The synergistic effect of umami is employed in stock all over the world
Stock is the basis of cooking all over the world. Various kinds of stock are made using a variety of ingredients, with kombu and bonito flakes being used in Japanese 'dashi', and meat and vegetables used in Western 'bouillon' and Chinese 'tan'. It can be said of all these types of stock, however, that they skilfully combine and draw out the umami flavour of the glutamate contained in kombu and vegetables and the inosinate found in bonito flakes and meat. Although the synergistic effect of umami was only discovered scientifically in 1960, this effect was being put to good use all over the world long before this in the form of stock.
The composition of umami
Amino acids - a crucial element in flavor
The umami taste was initially found to appear with the presence of glutamate - a type of amino acid. After this discovery, research investigating the connection between amino acids - a structural element of protein - and the taste of food continued, and it was eventually discovered that each of the twenty kinds of amino acids possesses its own unique taste.
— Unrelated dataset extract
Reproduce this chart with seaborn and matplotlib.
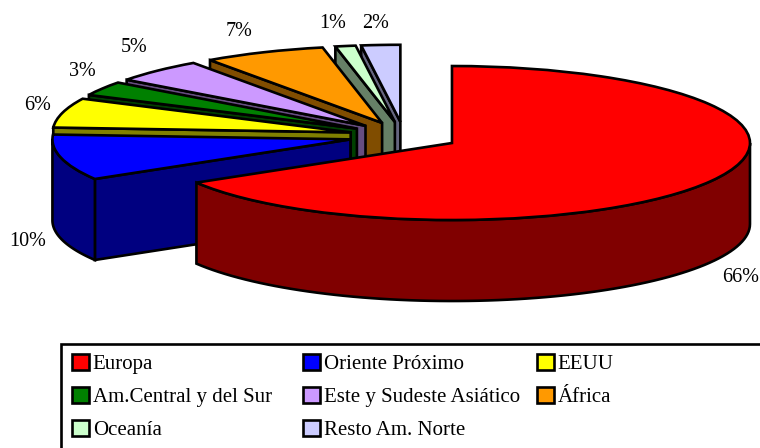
import numpy as np
import seaborn as sns
import matplotlib.pyplot as plt
from matplotlib.patches import Rectangle

regions = ['Europa', 'Oriente Próximo', 'EEUU', 'Am.Central y del Sur',
           'Este y Sudeste Asiático', 'África', 'Oceanía', 'Resto Am. Norte']
shares = [66.4, 9.6, 6.2, 3.0, 5.0, 6.6, 1.1, 2.1]
top_colors = ['#FF0000', '#0000FF', '#FFFF00', '#008000',
              '#CC99FF', '#FF9900', '#CCFFCC', '#CCCCFF']

# label anchors in pixels of the 760x448 picture
label_px = [(741, 277), (28, 241), (38, 105), (82, 72),
            (134, 48), (239, 31), (333, 23), (376, 23)]

W, H = 760, 448
RX, RY = 298.0, 77.0     # pie radius on screen
CX, CY = 404.0, 136.0    # pie centre on screen
DEPTH = 81.0 / RY
EXPLODE = 0.185
LW = 1.9

sns.set_theme(style='white')
plt.rcParams['font.family'] = ['Liberation Serif']

palette = sns.color_palette(top_colors)
fig, ax = plt.subplots(figsize=(W / 100, H / 100), dpi=100)
ax.set_position([0, 0, 1, 1])

wedges, _ = ax.pie(shares, explode=[EXPLODE] * len(shares), startangle=90,
                   counterclock=False, colors=palette,
                   wedgeprops=dict(edgecolor='black', linewidth=LW))
ax.set_aspect('auto')
ax.set_xlim(-CX / RX, (W - CX) / RX)
ax.set_ylim((CY - H) / RY, CY / RY)


def rim(apex, angles):
    """angles clockwise from 12 o'clock, in degrees"""
    a = np.radians(angles)
    return apex[0] + np.sin(a), apex[1] + np.cos(a)


# sides first, back slices under the front ones
edges = np.concatenate([[0], np.cumsum(shares)]) / sum(shares) * 360
for i, wedge in enumerate(wedges):
    z = 2 + (len(shares) - i if i > 0 else len(shares) + 1) * 2
    start, end = edges[i], edges[i + 1]
    mid = np.radians((start + end) / 2)
    apex = (EXPLODE * np.sin(mid), EXPLODE * np.cos(mid))
    side = tuple(np.array(palette[i]) * 0.5)
    wedge.set_zorder(z + 1)

    # radial wall, only the left slices show it
    if i > 0:
        sx, sy = rim(apex, np.array([start]))
        ax.fill([apex[0], sx[0], sx[0], apex[0]],
                [apex[1], sy[0], sy[0] - DEPTH, apex[1] - DEPTH],
                facecolor=side, edgecolor='black', lw=LW, zorder=z)

    # outer wall on the part of the rim that faces us
    lo, hi = max(start, 90), min(end, 270)
    if lo < hi:
        xs, ys = rim(apex, np.linspace(lo, hi, 80))
        ax.fill(np.r_[xs, xs[::-1]], np.r_[ys, ys[::-1] - DEPTH],
                facecolor=side, edgecolor='black', lw=LW, zorder=z)

for share, (px, py) in zip(shares, label_px):
    ax.text(px / W, 1 - py / H, f'{share:.0f}%', transform=ax.transAxes,
            ha='center', va='center', fontsize=14.5, color='black')

# legend box runs off the right and bottom of the picture
ax.add_patch(Rectangle((61 / W, -0.1), 1, 0.1 + 1 - 344 / H, transform=ax.transAxes,
                       facecolor='white', edgecolor='black', lw=LW,
                       clip_on=True, zorder=30))

# one legend per column, the columns are not evenly spaced
columns = [([0, 3, 6], 72), ([1, 4, 7], 303), ([2, 5], 537)]
for idx, left in columns:
    leg = ax.legend([wedges[i] for i in idx], [regions[i] for i in idx],
                    loc='upper left', bbox_to_anchor=(left / W, 1 - 354 / H),
                    frameon=False, fontsize=15, labelcolor='black',
                    borderaxespad=0, borderpad=0,
                    handlelength=0.8, handleheight=0.8, handletextpad=0.2,
                    labelspacing=0.62)
    leg.set_zorder(31)
    ax.add_artist(leg)
    ax.legend_ = None

fig.savefig('out.png', dpi=100)
plt.close(fig)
The combination of these various tastes is an important element in determining the flavor of foods.
Examples
Enhancing good taste - the synergistic effect of umami
Apart from the amino acid glutamate, the umami taste is also given by the nucleotides inosinate, which can be found in meat and fish, and guanylate, which is found in mushrooms. The synergistic effect of these different types of umami has been scientifically proven - that is, that by combining these different kinds of umami, the umami taste is significantly magnified. Japanese people have been making use of ingredients containing different types of umami in their dashi stock, which forms the basis of many Japanese meals. Ichiban dashi, for example, contains kombu (kelp) which is rich in glutamate and katsuobushi (dried bonito flakes) which contain a large quantity of inosinate. These culinary conventions are the result of understanding the synergistic effect of umami through practical experience.
Ways of combining umami
The synergistic effect of umami has been put to use in Japanese, Western, Chinese and all kinds of cuisines throughout history.